New guidance published to help employers close their gender pay gaps

The Government Equalities Office has published new guidance for employers designed to promote women's progression in the workplace and reduce the gender pay gap. It’s entitled “What works to reduce the gender pay gap” and offers five broad suggestions for tackling these issues.

New Acas guidance on neurodiversity in the workplace

Acas has published new guidance on handling neurodiversity in the workplace. Neurodiversity, which refers to the different ways the brain can use and interpret information, affects one in seven people in UK through forms such as attention deficit disorder, autism, dyslexia and dyspraxia.

The guidance asks employers to take steps to support neurodiversity in their workplace and explains that some conditions may amount to a disability under the Equality Act 2010 and therefore trigger the need to make reasonable adjustments.

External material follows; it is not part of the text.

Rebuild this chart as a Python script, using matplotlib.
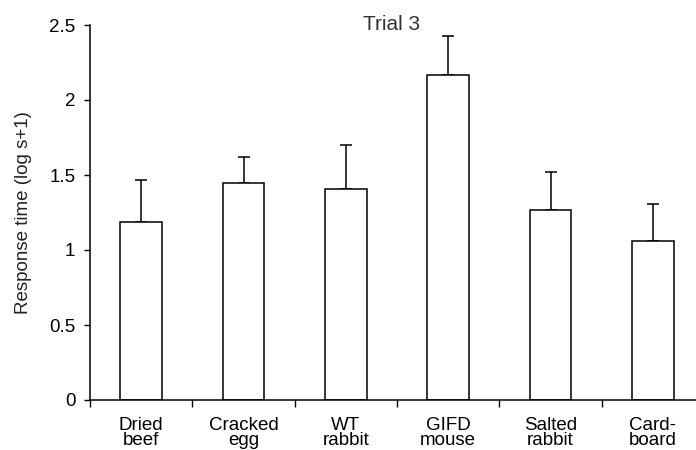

Increases to national minimum wage 

The National Living Wage and National Minimum Wage increased on Monday 1 April.

The National Living Wage increased from £7.83 to £8.21

The National Minimum Wage increased as follows:

  • Workers aged 21 to 24 – from £7.38 to £7.70
  • Workers aged 18 to 20 – from £5.90 to £6.15
  • Workers aged over compulsory school age under 18 - from £4.20 to £4.35
  • Apprentices – from £3.70 to £3.90.

Changes to limits on tribunal awards and a week’s pay

Tribunal compensation limits increased on Saturday 6 April 2019. The maximum compensatory award for unfair dismissal rose from £83,682 to £86,444. The maximum amount of a week's pay, used to calculate statutory redundancy payments and various awards including the basic and additional awards for unfair dismissal rose from £508 to £525.

Statutory maternity, paternity, shared parental pay and adoption pay increases

On Sunday 7 April, the statutory rates for maternity, paternity, shared parental pay, adoption and sick pay increased from £145.18 to £148.68 or 90% of average earnings if lower.

On Saturday 6 April, statutory sick pay increased from £92.05 to £94.25.